--- BEGIN SOURCE MATERIAL ---

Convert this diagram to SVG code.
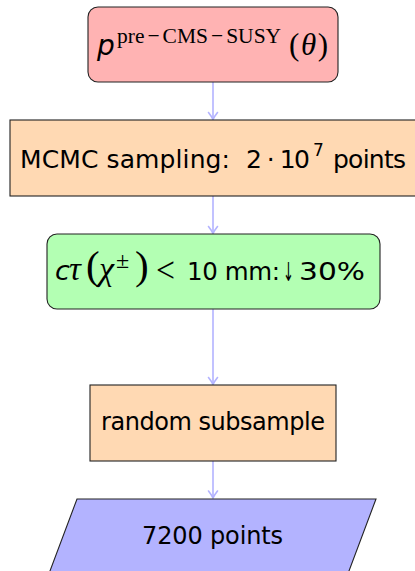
<svg xmlns="http://www.w3.org/2000/svg" width="415" height="571" viewBox="0 0 415 571">
<style>
.box{stroke:#222;stroke-width:1.1}
.red{fill:#FFB3B3}
.orange{fill:#FFD9B3}
.green{fill:#B3FFB3}
.blue{fill:#B3B3FF}
.t{font-family:"DejaVu Sans",sans-serif;fill:#000}
.m{font-family:"Liberation Serif",serif;fill:#000}
.it{font-style:italic}
.edge{stroke:#B3B3FF;stroke-width:1.6;fill:none;marker-end:url(#ah)}
</style>
<defs>
<marker id="ah" markerUnits="userSpaceOnUse" markerWidth="14" markerHeight="14" refX="0" refY="0" viewBox="-9 -7 11 14" orient="auto" overflow="visible">
<path d="M -7 -4.5 Q -2.5 -1 0 0 Q -2.5 1 -7 4.5" fill="none" stroke="#B3B3FF" stroke-width="1.6" stroke-linecap="round"/>
</marker>
</defs>
<g id="connectors">
<line class="edge" x1="213" y1="82" x2="213" y2="119.5"/>
<line class="edge" x1="213" y1="196" x2="213" y2="233.5"/>
<line class="edge" x1="213" y1="309" x2="213" y2="384.5"/>
<line class="edge" x1="213" y1="461" x2="213" y2="498"/>
</g>
<g id="node1">
<rect class="box red" x="88" y="7" width="250" height="75" rx="10"/>
<text class="t it" x="97" y="55" font-size="28">p</text>
<text class="m" x="117" y="43" font-size="21.5">pre<tspan dx="3">−</tspan><tspan dx="3">CMS</tspan><tspan dx="3">−</tspan><tspan dx="3">SUSY</tspan></text>
<text class="m" x="289" y="55" font-size="31" textLength="39">(<tspan class="it">θ</tspan>)</text>
</g>
<g id="node2">
<rect class="box orange" x="10" y="120" width="412" height="76"/>
<text class="t" x="20" y="168" font-size="25" textLength="210">MCMC sampling:</text>
<text class="t" x="246" y="168" font-size="25" textLength="64">2 · 10</text>
<text class="t" x="313" y="156" font-size="17">7</text>
<text class="t" x="333" y="168" font-size="25" textLength="73">points</text>
</g>
<g id="node3">
<rect class="box green" x="47" y="234" width="333" height="75" rx="10"/>
<text class="t it" x="55" y="280" font-size="27">c</text>
<text class="m it" x="69" y="280" font-size="33">τ</text>
<text class="m" x="86" y="279" font-size="41">(</text>
<text class="m it" x="99" y="280" font-size="34">χ</text>
<text class="m" x="116" y="268" font-size="24">±</text>
<text class="m" x="135" y="279" font-size="41">)</text>
<text class="m" x="156" y="282" font-size="36" textLength="19" lengthAdjust="spacingAndGlyphs">&lt;</text>
<text class="t" x="187" y="280" font-size="24.5" textLength="93">10 mm:</text>
<text class="t" transform="translate(288.5,281) scale(0.5,1)" text-anchor="middle" font-size="26">↓</text>
<text class="t" x="299" y="280" font-size="24.5" textLength="66" lengthAdjust="spacingAndGlyphs">30%</text>
</g>
<g id="node4">
<rect class="box orange" x="90" y="385" width="246" height="76"/>
<text class="t" x="101" y="430" font-size="24" textLength="224">random subsample</text>
</g>
<g id="node5">
<polygon class="box blue" points="77,499 376,499 345.6,580 46.6,580"/>
<text class="t" x="142" y="544" font-size="24" textLength="141">7200 points</text>
</g>
</svg>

--- END SOURCE MATERIAL ---

### [WORK TO DO]
All of the material above is to be copied exactly, except for its images.

### [OUTPUT OF THE TASK]
Convert this diagram to SVG code.
<svg xmlns="http://www.w3.org/2000/svg" width="415" height="571" viewBox="0 0 415 571">
<style>
.box{stroke:#222;stroke-width:1.1}
.red{fill:#FFB3B3}
.orange{fill:#FFD9B3}
.green{fill:#B3FFB3}
.blue{fill:#B3B3FF}
.t{font-family:"DejaVu Sans",sans-serif;fill:#000}
.m{font-family:"Liberation Serif",serif;fill:#000}
.it{font-style:italic}
.edge{stroke:#B3B3FF;stroke-width:1.6;fill:none;marker-end:url(#ah)}
</style>
<defs>
<marker id="ah" markerUnits="userSpaceOnUse" markerWidth="14" markerHeight="14" refX="0" refY="0" viewBox="-9 -7 11 14" orient="auto" overflow="visible">
<path d="M -7 -4.5 Q -2.5 -1 0 0 Q -2.5 1 -7 4.5" fill="none" stroke="#B3B3FF" stroke-width="1.6" stroke-linecap="round"/>
</marker>
</defs>
<g id="connectors">
<line class="edge" x1="213" y1="82" x2="213" y2="119.5"/>
<line class="edge" x1="213" y1="196" x2="213" y2="233.5"/>
<line class="edge" x1="213" y1="309" x2="213" y2="384.5"/>
<line class="edge" x1="213" y1="461" x2="213" y2="498"/>
</g>
<g id="node1">
<rect class="box red" x="88" y="7" width="250" height="75" rx="10"/>
<text class="t it" x="97" y="55" font-size="28">p</text>
<text class="m" x="117" y="43" font-size="21.5">pre<tspan dx="3">−</tspan><tspan dx="3">CMS</tspan><tspan dx="3">−</tspan><tspan dx="3">SUSY</tspan></text>
<text class="m" x="289" y="55" font-size="31" textLength="39">(<tspan class="it">θ</tspan>)</text>
</g>
<g id="node2">
<rect class="box orange" x="10" y="120" width="412" height="76"/>
<text class="t" x="20" y="168" font-size="25" textLength="210">MCMC sampling:</text>
<text class="t" x="246" y="168" font-size="25" textLength="64">2 · 10</text>
<text class="t" x="313" y="156" font-size="17">7</text>
<text class="t" x="333" y="168" font-size="25" textLength="73">points</text>
</g>
<g id="node3">
<rect class="box green" x="47" y="234" width="333" height="75" rx="10"/>
<text class="t it" x="55" y="280" font-size="27">c</text>
<text class="m it" x="69" y="280" font-size="33">τ</text>
<text class="m" x="86" y="279" font-size="41">(</text>
<text class="m it" x="99" y="280" font-size="34">χ</text>
<text class="m" x="116" y="268" font-size="24">±</text>
<text class="m" x="135" y="279" font-size="41">)</text>
<text class="m" x="156" y="282" font-size="36" textLength="19" lengthAdjust="spacingAndGlyphs">&lt;</text>
<text class="t" x="187" y="280" font-size="24.5" textLength="93">10 mm:</text>
<text class="t" transform="translate(288.5,281) scale(0.5,1)" text-anchor="middle" font-size="26">↓</text>
<text class="t" x="299" y="280" font-size="24.5" textLength="66" lengthAdjust="spacingAndGlyphs">30%</text>
</g>
<g id="node4">
<rect class="box orange" x="90" y="385" width="246" height="76"/>
<text class="t" x="101" y="430" font-size="24" textLength="224">random subsample</text>
</g>
<g id="node5">
<polygon class="box blue" points="77,499 376,499 345.6,580 46.6,580"/>
<text class="t" x="142" y="544" font-size="24" textLength="141">7200 points</text>
</g>
</svg>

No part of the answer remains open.